Frische Paprika und neue Kaufhallen
Am 1. Juli 1968 wurden 41 Berliner Kaufhallen der HO (Handelsorganisation) in den Kaufhallenverband überführt und damit ökonomisch selbstständig. Der Berliner Kaufhallenverband sollte jetzt zum Schrittmacher im Sinne einer Einheit aus Herstellern und Anbietern werden. Laut einem Arbeitsgruppenreport bestand der erste Erfolg darin, dass in Gemeinschaftsarbeit mit dem Institut für Gartenbau Großbeeren Gemüse wie Paprikaschoten, Möhren, Grüne Bohnen und Tomaten frisch angeboten werden konnten, wobei Paprika erstmals in der DDR angebaut wurde.
Die Eröffnung weiterer Kaufhallen stand auf dem Programm. Ökonomisch sinnvoll war eine Hallengröße von 400–1.700 m2. Eine Baureihe mit Hallenstandards für die unterschiedlichen Größen wurde entwickelt. Zu den ersten vom Typ ESK 400/600 gehörte die Kaufhalle auf einem alten Kohlenplatz in der Rigaer Straße. Am 6. April 1976 eröffnet, sollte sie zur Alternative im Einzelhandel gegenüber den kleinen und mittleren Verkaufsstellen im Gebiet werden.

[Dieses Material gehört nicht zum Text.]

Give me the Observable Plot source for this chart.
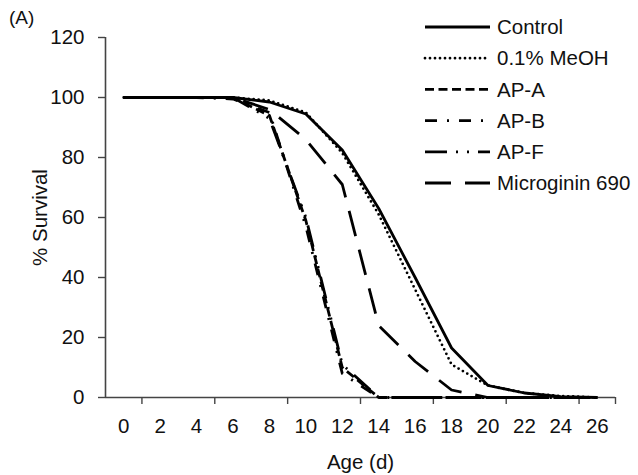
<!DOCTYPE html>
<html>
<head>
<meta charset="utf-8">
<script src="https://cdn.jsdelivr.net/npm/d3@7"></script>
<script src="https://cdn.jsdelivr.net/npm/@observablehq/plot@0.6"></script>
<style>
  body { margin: 0; background: #fff; }
  #wrap { position: relative; width: 638px; height: 475px; font-family: "Liberation Sans", Arial, sans-serif; color: #111; }
  #panel { position: absolute; left: 9px; top: 7px; font-size: 19px; }
  #legend { position: absolute; left: 0; top: 0; pointer-events: none; }
</style>
</head>
<body>
<div id="wrap"><div id="panel">(A)</div></div>
<script>
// ---- data ----
const days = [0, 2, 4, 6, 8, 10, 12, 14, 16, 18, 20, 22, 24, 26];
const control    = [100, 100, 100, 100, 98.5, 94.5, 82.5, 63, 40, 16.5, 4, 1.5, 0.3, 0];
const meoh       = [100, 100, 100, 100, 99, 95, 81.5, 61, 36, 11, 4, 1.5, 0.5, 0];
const apA        = [100, 100, 100, 100, 94, 59, 10, 0, 0, 0, 0, 0, 0, 0];
const apB        = [100, 100, 100, 99.5, 95, 57, 8, 0, 0, 0, 0, 0, 0, 0];
const apF        = [100, 100, 100, 100, 93, 60, 11, 0, 0, 0, 0, 0, 0, 0];
const microginin = [100, 100, 100, 100, 96, 86, 71, 24, 12, 2.5, 0, 0, 0, 0];
const seriesNames = ["Control", "0.1% MeOH", "AP-A", "AP-B", "AP-F", "Microginin 690"];
const seriesValues = [control, meoh, apA, apB, apF, microginin];
const yTicks = [0, 20, 40, 60, 80, 100, 120];
const xLabels = [0, 2, 4, 6, 8, 10, 12, 14, 16, 18, 20, 22, 24, 26];
const xTickMarks = [1, 5, 9, 13, 17, 21, 25, 27];

// ---- styles (separate from data) ----
const styles = {
  "Control":        { dash: null,              cap: "butt" },
  "0.1% MeOH":      { dash: "0 5",             cap: "round" },
  "AP-A":           { dash: "9 4.5",           cap: "butt" },
  "AP-B":           { dash: "12 10 2 10",      cap: "butt" },
  "AP-F":           { dash: "22 9 2 9 2 9",    cap: "butt" },
  "Microginin 690": { dash: "26 14",           cap: "butt" }
};
const drawOrder = ["AP-F", "AP-B", "AP-A", "Microginin 690", "0.1% MeOH", "Control"];

const table = seriesNames.flatMap((name, i) =>
  days.map((d, j) => ({ name, day: d, v: seriesValues[i][j] })));

const lineMarks = drawOrder.map(name => Plot.line(table.filter(r => r.name === name), {
  x: "day", y: "v", stroke: "#000", strokeWidth: 2.8,
  strokeDasharray: styles[name].dash, strokeLinecap: styles[name].cap, strokeLinejoin: "round"
}));

const FS = 20.5;
const chart = Plot.plot({
  width: 638, height: 475,
  marginLeft: 105, marginRight: 23, marginTop: 37, marginBottom: 78,
  style: { fontFamily: "Liberation Sans, Arial, sans-serif", background: "#fff", color: "#111" },
  x: { domain: [-1, 27] },
  y: { domain: [0, 120] },
  marks: [
    Plot.axisY(yTicks, { tickSize: 7, tickPadding: 14, fontSize: FS, label: null, stroke: "#444", strokeWidth: 1.4 }),
    Plot.axisX(xLabels, { tickSize: 0, tickPadding: 21, fontSize: FS, label: null }),
    Plot.axisX(xTickMarks, { tickSize: 7, tickFormat: () => "", label: null, stroke: "#444", strokeWidth: 1.4 }),
    Plot.ruleY([0], { stroke: "#444", strokeWidth: 1.6 }),
    Plot.ruleX([-1], { stroke: "#444", strokeWidth: 1.6 }),
    ...lineMarks,
    Plot.text(["% Survival"], { frameAnchor: "left", textAnchor: "middle", lineAnchor: "middle", rotate: -90, dx: -65, fontSize: FS, fill: "#111" }),
    Plot.text(["Age (d)"], { frameAnchor: "bottom", textAnchor: "middle", lineAnchor: "middle", dy: 65, fontSize: FS, fill: "#111" })
  ]
});
document.getElementById("wrap").appendChild(chart);

// ---- legend ----
const lg = d3.select("#wrap").append("svg").attr("id", "legend")
  .attr("width", 638).attr("height", 210);
seriesNames.forEach((name, i) => {
  const y = 27 + i * 31.2;
  lg.append("line").attr("x1", 425).attr("x2", 490).attr("y1", y).attr("y2", y)
    .attr("stroke", "#000").attr("stroke-width", 2.8)
    .attr("stroke-dasharray", styles[name].dash)
    .attr("stroke-linecap", styles[name].cap);
  lg.append("text").attr("x", 497).attr("y", y).attr("dy", "0.35em")
    .attr("font-family", "Liberation Sans, Arial, sans-serif").attr("font-size", FS)
    .attr("fill", "#111").text(name);
});
</script>
</body>
</html>
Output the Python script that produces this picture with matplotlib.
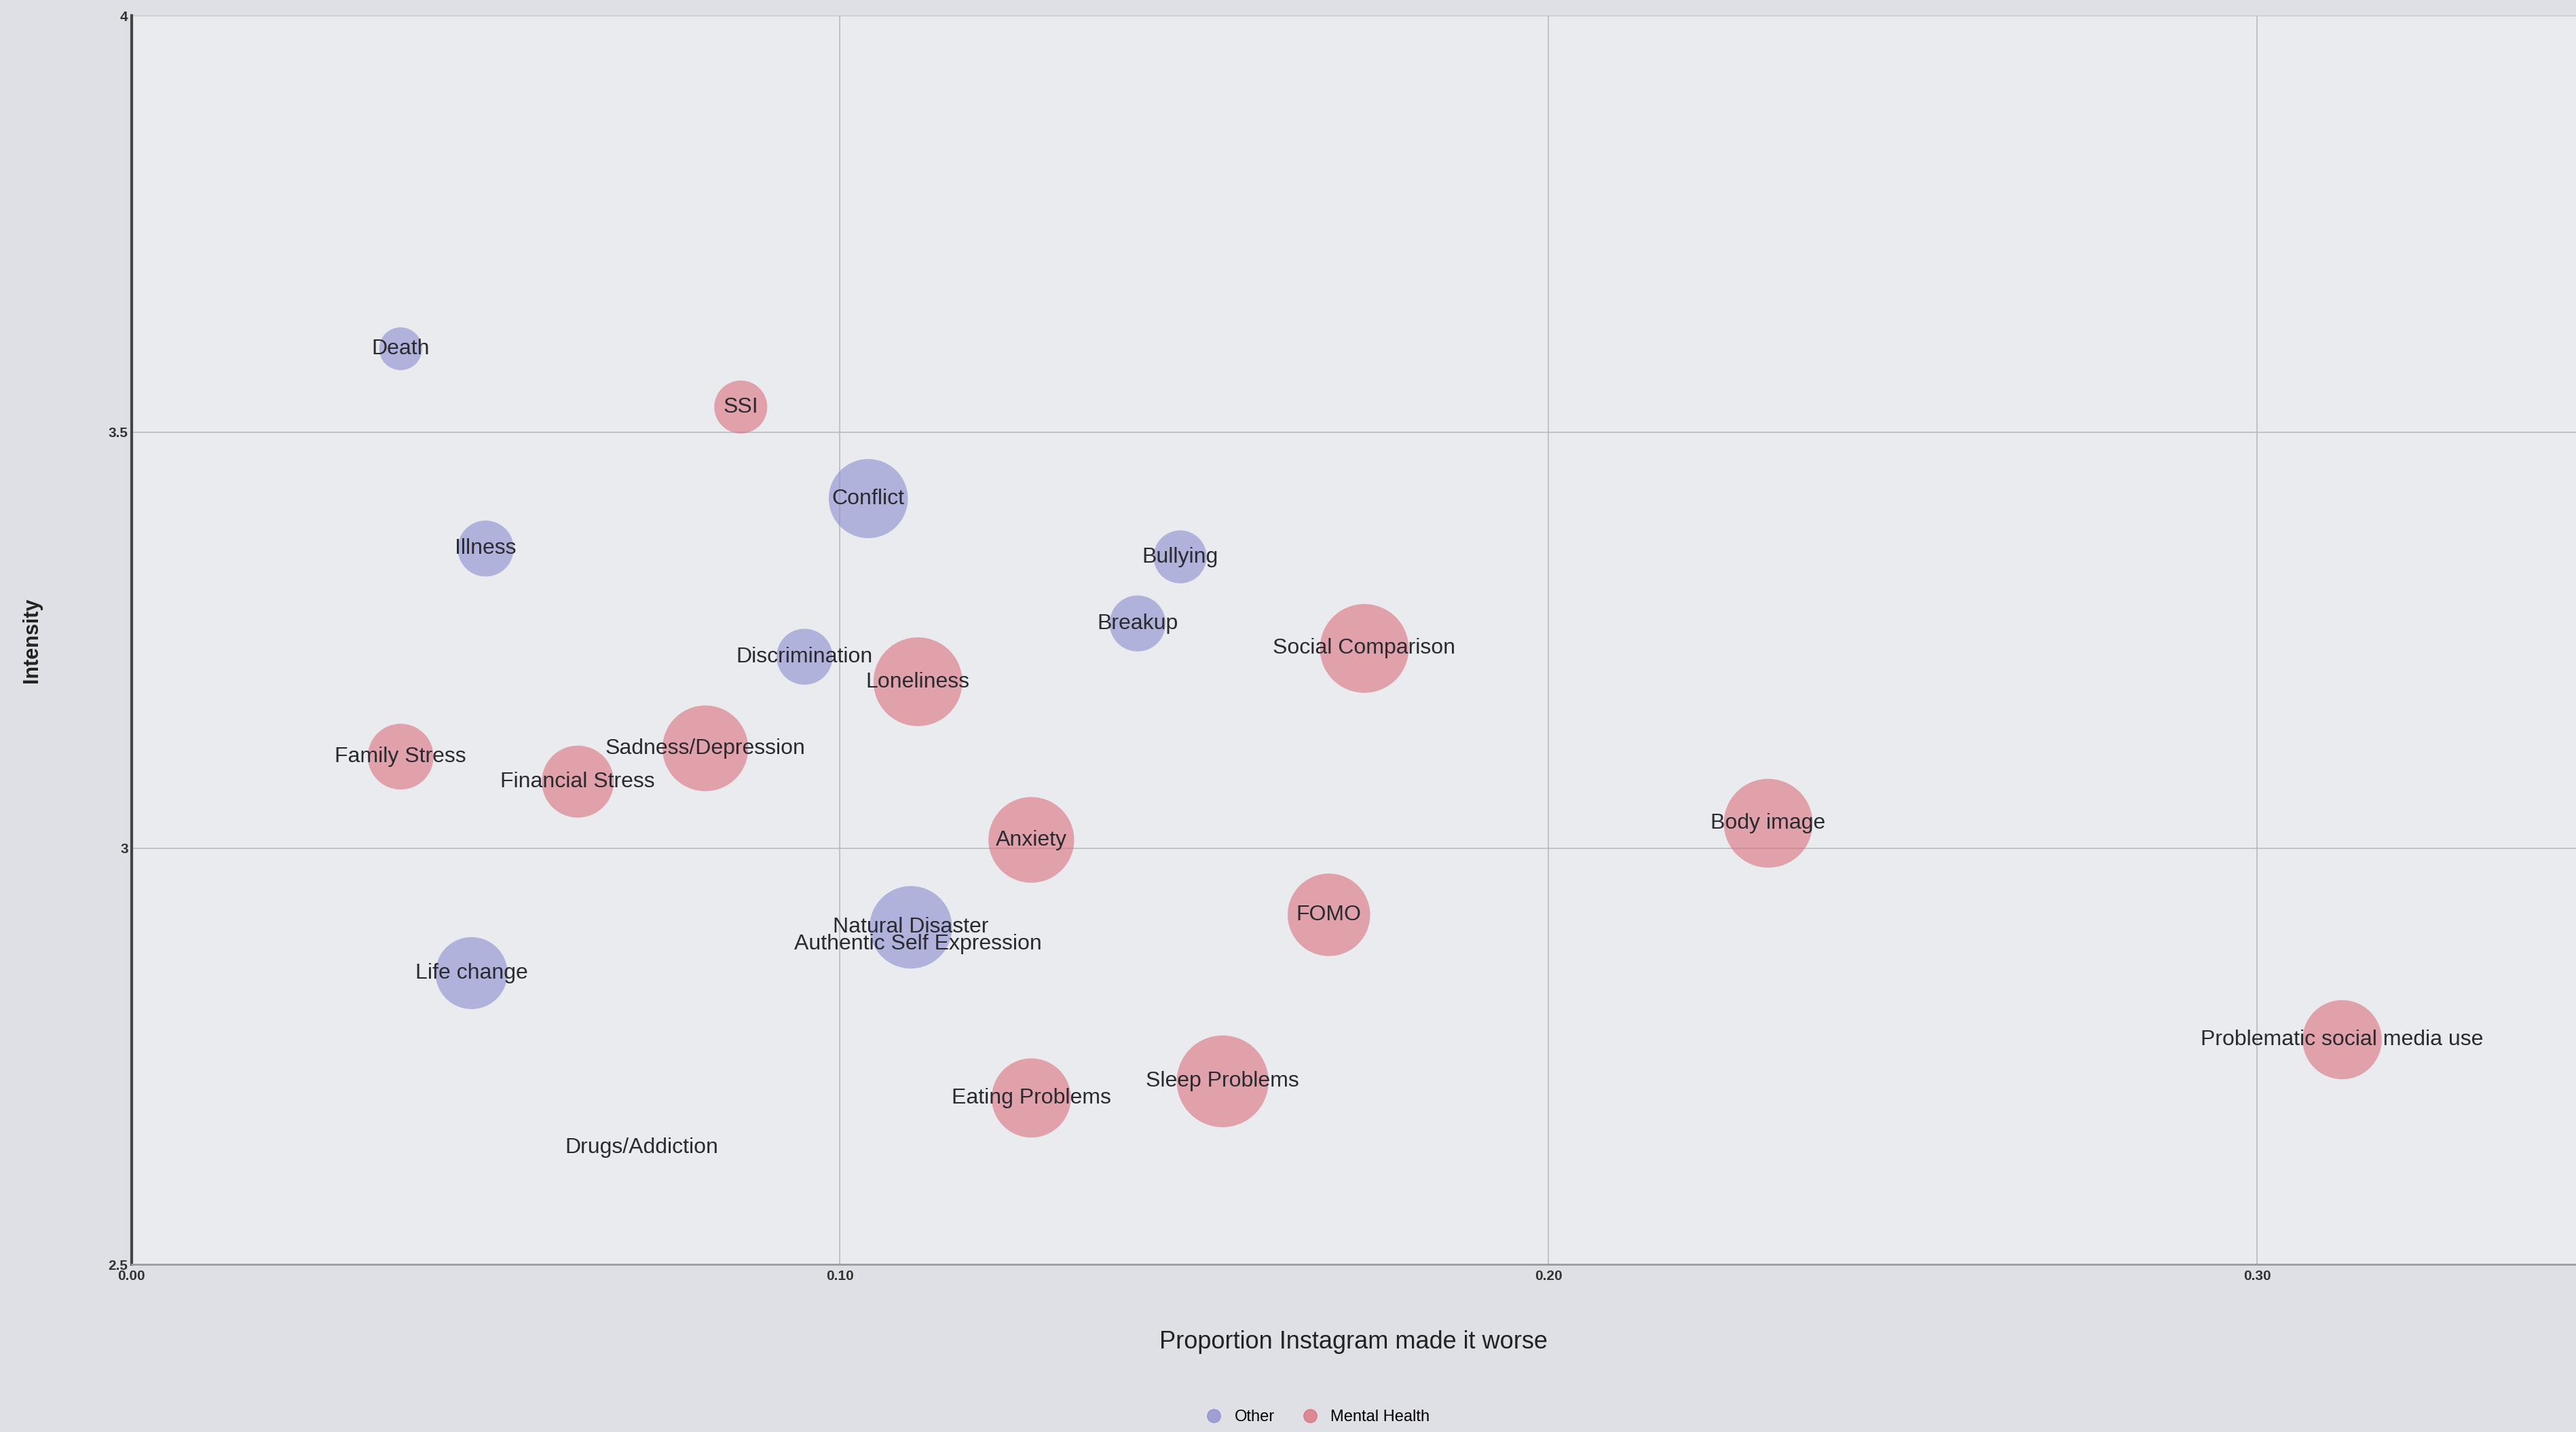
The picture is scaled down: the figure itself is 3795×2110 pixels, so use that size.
import matplotlib
matplotlib.use('Agg')
import matplotlib.pyplot as plt
from matplotlib.lines import Line2D

plt.rcParams['font.family'] = ['Liberation Sans', 'DejaVu Sans']

# ─── Datos ───────────────────────────────────────────────────────────────────
TOPICS = [
    "Death", "SSI", "Conflict", "Illness", "Bullying", "Breakup",
    "Social Comparison", "Discrimination", "Loneliness", "Family Stress",
    "Financial Stress", "Sadness/Depression", "Anxiety", "Body image",
    "FOMO", "Natural Disaster", "Authentic Self Expression", "Life change",
    "Eating Problems", "Sleep Problems", "Problematic social media use",
    "Drugs/Addiction",
]
PROP_WORSE = [
    0.038, 0.086, 0.104, 0.050, 0.148, 0.142,
    0.174, 0.095, 0.111, 0.038,
    0.063, 0.081, 0.127, 0.231,
    0.169, 0.110, 0.111, 0.048,
    0.127, 0.154, 0.312,
    0.072,
]
INTENSITY = [
    3.60, 3.53, 3.42, 3.36, 3.35, 3.27,
    3.24, 3.23, 3.20, 3.11,
    3.08, 3.12, 3.01, 3.03,
    2.92, 2.905, 2.885, 2.85,
    2.70, 2.72, 2.77,
    2.64,
]
CATEGORY = [
    "Other", "Mental Health", "Other", "Other", "Other", "Other",
    "Mental Health", "Other", "Mental Health", "Mental Health",
    "Mental Health", "Mental Health", "Mental Health", "Mental Health",
    "Mental Health", "Other", "Other", "Other",
    "Mental Health", "Mental Health", "Mental Health",
    "Other",
]
# tamaño de burbuja (relativo)
N_SIZE = [
    17, 26, 58, 29, 26, 29,
    73, 29, 73, 40,
    48, 68, 68, 73,
    63, 63, 0, 48,
    58, 78, 58,
    0,
]

COLORS = {"Other": "#8484cc", "Mental Health": "#dc6472"}

# ─── Figura ──────────────────────────────────────────────────────────────────
fig = plt.figure(figsize=(37.95, 21.10), dpi=100, facecolor='#dfe0e6')
ax = fig.add_axes([0.051, 0.117, 0.949, 0.872], facecolor='#e9ebee')

for cat in ("Other", "Mental Health"):
    idx = [i for i, c in enumerate(CATEGORY) if c == cat]
    ax.scatter([PROP_WORSE[i] for i in idx], [INTENSITY[i] for i in idx],
               s=[N_SIZE[i] * 121.5 for i in idx], color=COLORS[cat],
               alpha=0.55, edgecolors='none', zorder=3)

for t, x, y in zip(TOPICS, PROP_WORSE, INTENSITY):
    ax.text(x, y, t, ha='center', va='center', fontsize=23,
            color='#2a2a30', zorder=4)

ax.set_xlim(0, 0.345)
ax.set_ylim(2.5, 4)
ax.set_xticks([0.0, 0.1, 0.2, 0.3])
ax.set_xticklabels(["0.00", "0.10", "0.20", "0.30"])
ax.set_yticks([2.5, 3, 3.5, 4])
ax.set_yticklabels(["2.5", "3", "3.5", "4"])
ax.tick_params(axis='both', length=0, labelsize=15, colors='#333333')
ax.tick_params(axis='x', pad=6)
for lbl in ax.get_xticklabels() + ax.get_yticklabels():
    lbl.set_fontweight('bold')
ax.grid(True, color='#b8bac2', linewidth=1.2, zorder=0)
for sp in ('top', 'right'):
    ax.spines[sp].set_visible(False)
ax.spines['left'].set_color('#444444')
ax.spines['left'].set_linewidth(3)
ax.spines['bottom'].set_color('#9a9ca4')
ax.spines['bottom'].set_linewidth(2)

ax.set_xlabel("Proportion Instagram made it worse", fontsize=26,
              color='#222222', labelpad=50)
ax.set_ylabel("Intensity", fontsize=22, color='#222222', labelpad=70,
              fontweight='bold')

handles = [Line2D([], [], marker='o', linestyle='none', markersize=14,
                  color=COLORS[c], alpha=0.7, label=c)
           for c in ("Other", "Mental Health")]
fig.legend(handles=handles, loc='lower center', bbox_to_anchor=(0.51, -0.005),
           ncol=2, frameon=False, fontsize=17, handletextpad=0.3,
           columnspacing=1.2)

plt.savefig('out.png', dpi=100, facecolor=fig.get_facecolor())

Eine zweite Kaufhalle gleichen Typs wurde am 28. Juni 1978 in der Corinthstraße eröffnet. Die nächste realisierte eine Jugendbrigade des VEB Wohnungskombinat Rostock auf einem Ruinengrundstück in der Eckertstraße. Diese Halle ging am 6. Dezember 1978 in Betrieb.
An der Warschauer/ Ecke Gubener Straße war eine Baulücke zu schließen. Wegen der zahlreichen Gewerbestätten und Dienstleistungsbetriebe in der Umgebung wurde hier die größte Friedrichshainer Kaufhalle vom Typ ESK 1400/1700 errichtet. Sehr aufwändig wurde der Baugrund entrümmert bzw. sogar ausgewechselt. Für einen Abzweig von der Fernwärmetrasse waren zwei Straßen zu unterqueren. Aufwändig geriet auch die Gestaltung der Fassaden. Der Standort lag an der Protokollstrecke und war damit Teil des „Schaufensters Hauptstadt“. Mit ihrem Angebot sollten die Kaufhallen westlichen Besuchern, aber auch jenen aus den „Bruderländern“ ein Beispiel für die Leistungsfähigkeit der DDR-Konsumindustrie sein.
So lieferte 1977 der VEB Venetia Sauerkohl in 500-Gramm-Beuteln. Nach einem Neuerervorschlag wurden Zigaretten nicht an einem Extra-Stand, sondern nahe der Kasse angeboten. Zwei Arbeitskräfte des ehemaligen Zigaretten-Stands wurden jetzt an der Kasse oder als Aufsicht eingesetzt. Die Einsparung betrug 4.500 Mark. Neben der HO war die Konsumgenossenschaft der DDR (kurz „Konsum“ genannt) Betreiber von Kaufhallen. Finanzstark, mit über 284.800 Mitgliedern und 14.000 Mitarbeitern, war diese Genossenschaft eine der größten der Welt.
Ausverkauf
1990, nach dem Zerfall des Kaufhallenverbandes versuchte die Genossenschaft der Übernahme durch die westlichen Großhandelsketten zu entgehen, kaufte selbst Teile von „Bolle“ oder bewarb sich bei der Treuhand um den Kauf von Grundstücken, wie im Fall der erst 1990 fertiggestellten Kaufhalle in der Oderstraße. 1991 sollte diese Halle abgerissen werden. Planung und Bau hatten 4,8 Millionen Ost-Mark und 2,2 Millionen Deutsche Mark gekostet. Jedoch verliefen alle Verhandlungen mit dem Makler und der Treuhand im Sande. Bolle wurde als coop AG von der Konsumgenossenschaft übernommen, wieder abgestoßen und ging in die Pleite. Die Konsumgenossenschaft Berlin selbst meldete 2004 Insolvenz an und bäckt seit 2007 erheblich kleinere Brötchen.